Wall Street’s “fear index” (the VIX) spiked as investors’ anxieties about the market came to life, starting with a 12% plunge for Japan’s Nikkei 225. The S&P 500 shed $1.3 trillion in one day, the Dow dropped over 1,000 points, and the Nasdaq lost almost 600 points.
The global stock sell-off was spurred by Friday’s weaker-than-expected U.S. jobs report, that saw unemployment tick up to 4.3% — it’s highest level in three years. Meanwhile, employers added just 114,000 jobs in July, falling far short of the 175,000 gain economists polled by FactSet had projected and worrying investors that high interest rates have slowed the economy too much.
At the same time, the Bank of Japan decided to raise its benchmark interest rate, causing the value of the yen to rise and sparking fears of the unwinding of “carry trades.” This is a trading strategy that involves borrowing an undervalued currency, like the yen, and using it to buy higher-returning investments.
Yiming Ma, associate professor in the finance division at Columbia Business School, said the numbers align with Sahm’s rule, which says that a recession starts when the three-month moving average of the unemployment rate is 0.5 percentage points or more above its lowest during the previous 12 months. That suggests that there might be a higher chance of a recession than previously thought.
“Relative to what we thought on Thursday, I think the recession risk has gone up,” Ma said. “But is there 100% going to be a recession? Is 100% going to be a deep recession? I think, not necessarily.”
Other indicators, like consumer spending and corporate earnings, still look good, according to Ma, which suggests that we’re not yet headed into a “super deep and sudden recession.”
Tim Urbanwicz, head of research and investment strategy at Innovator ETFs, said that Monday’s stock moves were “definitely a bit of an overreaction” to the jobs report.
“The economy’s slowing, it’s not falling off a cliff,” he said. “If we see a recession, which is likely, it’s probably going to be pretty shallow.”

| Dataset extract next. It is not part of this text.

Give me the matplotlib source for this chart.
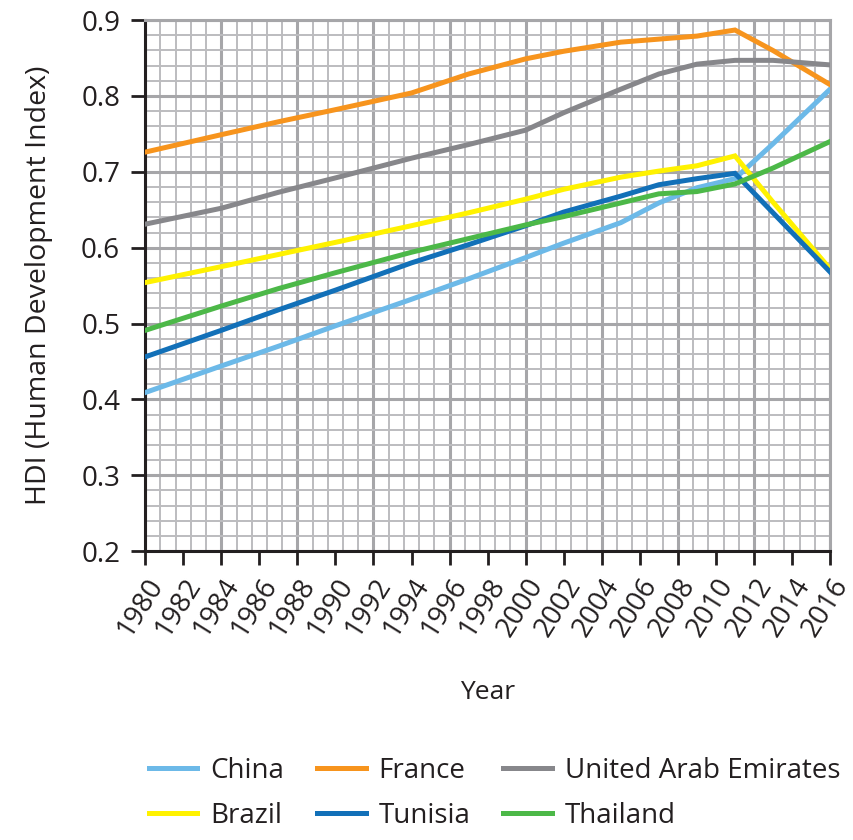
import matplotlib.pyplot as plt
import numpy as np

plt.rcParams['font.family'] = ['Open Sans', 'DejaVu Sans']

years = [1980, 1984, 1987, 1990, 1994, 1997, 2000, 2002, 2005, 2007, 2009, 2011, 2013, 2016]

china    = [0.409, 0.444, 0.470, 0.497, 0.532, 0.559, 0.587, 0.606, 0.633, 0.659, 0.679, 0.691, 0.737, 0.809]
france   = [0.726, 0.749, 0.766, 0.782, 0.804, 0.829, 0.849, 0.859, 0.871, 0.875, 0.879, 0.887, 0.860, 0.815]
uae      = [0.631, 0.652, 0.673, 0.692, 0.718, 0.736, 0.755, 0.778, 0.809, 0.829, 0.842, 0.847, 0.847, 0.841]
brazil   = [0.554, 0.575, 0.591, 0.607, 0.629, 0.646, 0.664, 0.677, 0.693, 0.701, 0.708, 0.721, 0.660, 0.572]
tunisia  = [0.456, 0.491, 0.518, 0.544, 0.580, 0.604, 0.629, 0.647, 0.668, 0.683, 0.691, 0.698, 0.646, 0.568]
thailand = [0.491, 0.523, 0.546, 0.567, 0.594, 0.612, 0.630, 0.641, 0.659, 0.671, 0.674, 0.684, 0.705, 0.740]

series = [
    ("China", china, "#6cb9e8"),
    ("France", france, "#f7941d"),
    ("United Arab Emirates", uae, "#87878b"),
    ("Brazil", brazil, "#fff200"),
    ("Tunisia", tunisia, "#1270b8"),
    ("Thailand", thailand, "#4cb848"),
]

ink = "#231f20"

fig = plt.figure(figsize=(8.54, 8.40), dpi=100)
ax = fig.add_axes([0.170, 0.344, 0.802, 0.632])

# graph-paper grid
for gx in np.arange(1980, 2016.01, 0.8):
    major = abs(round((gx - 1980) / 4) * 4 - (gx - 1980)) < 1e-6
    ax.axvline(gx, color="#a6a6a9" if major else "#bcbcbf", lw=2.2 if major else 1.4, zorder=0)
for gy in np.arange(0.2, 0.9001, 0.02):
    major = abs(round(gy * 10) - gy * 10) < 1e-6
    ax.axhline(gy, color="#a6a6a9" if major else "#bcbcbf", lw=2.2 if major else 1.4, zorder=0)

handles = {}
for name, vals, col in series:
    (ln,) = ax.plot(years, vals, color=col, lw=3.6, solid_joinstyle="miter", zorder=3)
    handles[name] = ln

ax.set_xlim(1980, 2016)
ax.set_ylim(0.2, 0.9)
ax.set_xticks(np.arange(1980, 2017, 2))
ax.set_yticks(np.arange(0.2, 0.91, 0.1))
ax.set_yticklabels([f"{v:.1f}" for v in np.arange(0.2, 0.91, 0.1)], fontsize=20, color=ink)
ax.set_xticklabels([str(y) for y in range(1980, 2017, 2)], fontsize=20, color=ink,
                   rotation=58, ha="right", va="top", rotation_mode="anchor")
ax.tick_params(axis="both", direction="out", length=10, width=2, color=ink)
ax.tick_params(axis="y", pad=8)
ax.tick_params(axis="x", pad=6)

for s in ["left", "bottom"]:
    ax.spines[s].set_color(ink)
    ax.spines[s].set_linewidth(2.2)
for s in ["top", "right"]:
    ax.spines[s].set_color("#a6a6a9")
    ax.spines[s].set_linewidth(2.2)

ax.set_xlabel("Year", fontsize=19, color=ink, labelpad=27)
ax.set_ylabel("HDI (Human Development Index)", fontsize=20.5, color=ink, labelpad=20)

order = ["China", "Brazil", "France", "Tunisia", "United Arab Emirates", "Thailand"]
fig.legend([handles[n] for n in order], order, loc="lower left", bbox_to_anchor=(0.145, -0.018),
           ncol=3, frameon=False, fontsize=20, handlelength=1.75, handletextpad=0.45,
           columnspacing=1.2, labelspacing=0.62, labelcolor=ink)

fig.savefig("out.png", dpi=100)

A shallow recession is one that helps to cool an overheated economy, like the one we’ve seen over the past year or so in the U.S., without causing lasting damage. That means slightly higher unemployment, slower inflation, and slightly lower yearly GDP growth.

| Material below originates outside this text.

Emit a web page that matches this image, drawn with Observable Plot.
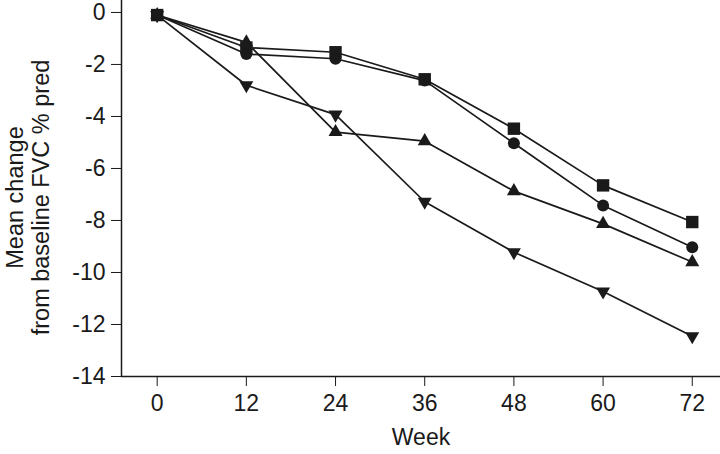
<!DOCTYPE html>
<html>
<head>
<meta charset="utf-8">
<script src="https://cdn.jsdelivr.net/npm/d3@7"></script>
<script src="https://cdn.jsdelivr.net/npm/@observablehq/plot@0.6"></script>
<style>
  html, body { margin: 0; padding: 0; background: #fff; }
</style>
</head>
<body>
<div id="chart"></div>
<script>
const weeks = [0, 12, 24, 36, 48, 60, 72];
const squareSeries   = [-0.1, -1.35, -1.53, -2.57, -4.47, -6.65, -8.06];
const circleSeries   = [-0.1, -1.60, -1.78, -2.62, -5.03, -7.42, -9.03];
const triUpSeries    = [-0.1, -1.15, -4.60, -4.95, -6.87, -8.13, -9.60];
const triDownSeries  = [-0.1, -2.80, -3.93, -7.28, -9.22, -10.73, -12.45];
const yTicks = [0, -2, -4, -6, -8, -10, -12, -14];
const xLabel = "Week";
const yLabel = "Mean change\nfrom baseline FVC % pred";

const toRows = (vals) => weeks.map((w, i) => ({week: w, value: vals[i]}));
const rowsSquare = toRows(squareSeries);
const rowsCircle = toRows(circleSeries);
const rowsTriUp = toRows(triUpSeries);
const rowsTriDown = toRows(triDownSeries);

const xDomain = [-4.8, 75.8];
const yDomain = [-14, 0.46];
const ink = "#1a1a1a";

const lineOpts = {x: "week", y: "value", stroke: ink, strokeWidth: 1.7};

const chart = Plot.plot({
  width: 720,
  height: 454,
  marginLeft: 121,
  marginRight: 0,
  marginTop: 0,
  marginBottom: 78,
  style: {fontSize: "23px", fontFamily: "'Liberation Sans', Arial, sans-serif", color: ink, background: "#fff"},
  x: {domain: xDomain, ticks: weeks, tickSize: 10, tickPadding: 8, label: null, tickFormat: d => String(d)},
  y: {domain: yDomain, ticks: yTicks, tickSize: 10, tickPadding: 6, label: null, tickFormat: d => String(d)},
  marks: [
    Plot.ruleY([yTicks[yTicks.length - 1]], {stroke: ink, strokeWidth: 1.5}),
    Plot.ruleX([xDomain[0]], {stroke: ink, strokeWidth: 1.5}),
    Plot.line(rowsTriUp, lineOpts),
    Plot.line(rowsSquare, lineOpts),
    Plot.line(rowsCircle, lineOpts),
    Plot.line(rowsTriDown, lineOpts),
    Plot.dot(rowsTriUp, {x: "week", y: "value", symbol: "triangle", r: 5.2, fill: ink, stroke: "none"}),
    Plot.dot(rowsSquare, {x: "week", y: "value", symbol: "square", r: 7, fill: ink, stroke: "none"}),
    Plot.dot(rowsCircle, {x: "week", y: "value", symbol: "circle", r: 6, fill: ink, stroke: "none"}),
    Plot.dot(rowsTriDown, {x: "week", y: "value", symbol: "triangle", rotate: 180, r: 5.2, fill: ink, stroke: "none"}),
    Plot.text([xLabel], {frameAnchor: "bottom", textAnchor: "middle", lineAnchor: "middle", dy: 61, fontSize: 23, fill: ink}),
    Plot.text([yLabel], {frameAnchor: "left", textAnchor: "middle", lineAnchor: "middle", rotate: -90, dx: -94, dy: 9, fontSize: 23.5, lineHeight: 1.1, fill: ink})
  ]
});
document.getElementById("chart").appendChild(chart);
</script>
</body>
</html>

One major concern is that the market sell-off becomes a “self-fulfilling prophecy”: If CEOs cut back on investments and consumers pull back on spending out of fear of a recession, that could bring about a downturn on its own, researchers at Morningstar DBRS wrote.

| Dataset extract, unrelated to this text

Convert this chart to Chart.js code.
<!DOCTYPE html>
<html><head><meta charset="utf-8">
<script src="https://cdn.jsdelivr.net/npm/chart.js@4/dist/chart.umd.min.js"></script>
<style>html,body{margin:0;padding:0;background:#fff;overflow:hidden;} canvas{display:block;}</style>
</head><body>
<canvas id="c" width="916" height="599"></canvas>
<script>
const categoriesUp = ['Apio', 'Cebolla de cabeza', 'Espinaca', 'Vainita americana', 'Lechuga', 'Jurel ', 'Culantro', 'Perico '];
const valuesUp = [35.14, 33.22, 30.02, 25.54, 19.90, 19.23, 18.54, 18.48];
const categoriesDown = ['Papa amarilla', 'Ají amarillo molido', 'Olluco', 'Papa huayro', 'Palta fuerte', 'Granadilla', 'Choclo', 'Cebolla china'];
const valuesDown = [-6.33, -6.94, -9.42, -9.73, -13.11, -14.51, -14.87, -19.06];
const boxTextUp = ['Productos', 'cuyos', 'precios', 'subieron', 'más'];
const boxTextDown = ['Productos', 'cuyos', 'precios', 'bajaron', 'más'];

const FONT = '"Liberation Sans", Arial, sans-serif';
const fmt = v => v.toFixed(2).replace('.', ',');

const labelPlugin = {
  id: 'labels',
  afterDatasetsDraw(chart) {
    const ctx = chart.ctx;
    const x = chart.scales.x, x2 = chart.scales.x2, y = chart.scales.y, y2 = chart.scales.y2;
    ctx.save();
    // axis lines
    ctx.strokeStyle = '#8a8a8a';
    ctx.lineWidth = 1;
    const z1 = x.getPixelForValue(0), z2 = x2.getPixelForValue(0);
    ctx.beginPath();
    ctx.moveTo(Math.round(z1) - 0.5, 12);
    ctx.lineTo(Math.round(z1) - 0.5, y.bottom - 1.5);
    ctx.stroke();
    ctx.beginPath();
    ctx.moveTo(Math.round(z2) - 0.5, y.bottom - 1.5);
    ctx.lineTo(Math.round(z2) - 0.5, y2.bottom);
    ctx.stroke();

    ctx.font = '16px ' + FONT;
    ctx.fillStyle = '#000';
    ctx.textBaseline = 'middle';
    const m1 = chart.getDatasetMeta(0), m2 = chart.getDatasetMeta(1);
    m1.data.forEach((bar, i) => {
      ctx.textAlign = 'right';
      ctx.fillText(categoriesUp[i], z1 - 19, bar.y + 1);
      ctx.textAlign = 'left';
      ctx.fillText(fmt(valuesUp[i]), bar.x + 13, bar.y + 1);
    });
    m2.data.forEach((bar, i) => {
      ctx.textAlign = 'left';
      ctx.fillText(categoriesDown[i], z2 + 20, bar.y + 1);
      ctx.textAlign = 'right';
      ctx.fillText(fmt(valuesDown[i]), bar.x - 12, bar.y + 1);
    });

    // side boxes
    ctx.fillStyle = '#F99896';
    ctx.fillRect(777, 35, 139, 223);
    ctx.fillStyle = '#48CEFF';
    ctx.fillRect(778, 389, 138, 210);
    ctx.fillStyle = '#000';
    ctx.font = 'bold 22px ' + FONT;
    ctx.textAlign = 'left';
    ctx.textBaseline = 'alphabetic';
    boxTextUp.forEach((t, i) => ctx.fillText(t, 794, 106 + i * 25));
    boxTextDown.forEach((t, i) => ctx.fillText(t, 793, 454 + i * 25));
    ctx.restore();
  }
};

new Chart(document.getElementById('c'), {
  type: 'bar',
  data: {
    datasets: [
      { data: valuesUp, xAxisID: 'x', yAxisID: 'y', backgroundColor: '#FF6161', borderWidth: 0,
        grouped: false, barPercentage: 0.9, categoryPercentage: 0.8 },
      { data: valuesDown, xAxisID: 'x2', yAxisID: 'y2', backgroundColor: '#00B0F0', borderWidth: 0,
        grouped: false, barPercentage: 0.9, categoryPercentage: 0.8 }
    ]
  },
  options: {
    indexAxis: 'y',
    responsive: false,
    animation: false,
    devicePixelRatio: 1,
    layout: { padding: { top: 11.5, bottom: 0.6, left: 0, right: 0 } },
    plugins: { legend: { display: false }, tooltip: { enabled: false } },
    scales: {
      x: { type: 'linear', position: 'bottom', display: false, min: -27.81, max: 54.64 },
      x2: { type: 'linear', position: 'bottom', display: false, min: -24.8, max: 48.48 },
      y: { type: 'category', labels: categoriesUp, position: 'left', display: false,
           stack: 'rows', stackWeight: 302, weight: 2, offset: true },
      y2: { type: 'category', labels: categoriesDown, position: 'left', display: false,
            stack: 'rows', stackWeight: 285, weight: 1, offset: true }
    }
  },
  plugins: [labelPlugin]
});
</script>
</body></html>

Some investors may already be fleeing towards safer assets. Goldman Sachs’ Risk Appetite Indicator, which has already been on the decline since early June, fell even farther in intraday trading on Monday. The indicator collapsed to one of its lowest levels since the 1990s intraday, analysts at Goldman wrote in a research note, in large part due to the spike in the VIX.
There’s also a higher risk of a drop in the value of investments and funds within the next three months, as markets are expected to maintain high volumes with a decreased risk appetite among investors, the Goldman analysts said.
Columbia’s Ma said the single-day market moves themselves, although seemingly extreme, were long overdue — and warned that investors and others alike shouldn’t go into panic mode just yet.
“In terms of volatility, in terms of price movements, there’s just not been any kind of adjustment in the stock market,” she said. “And that usually indicates that there’s an adjustment overdue, and I think that adjustment came on Monday.”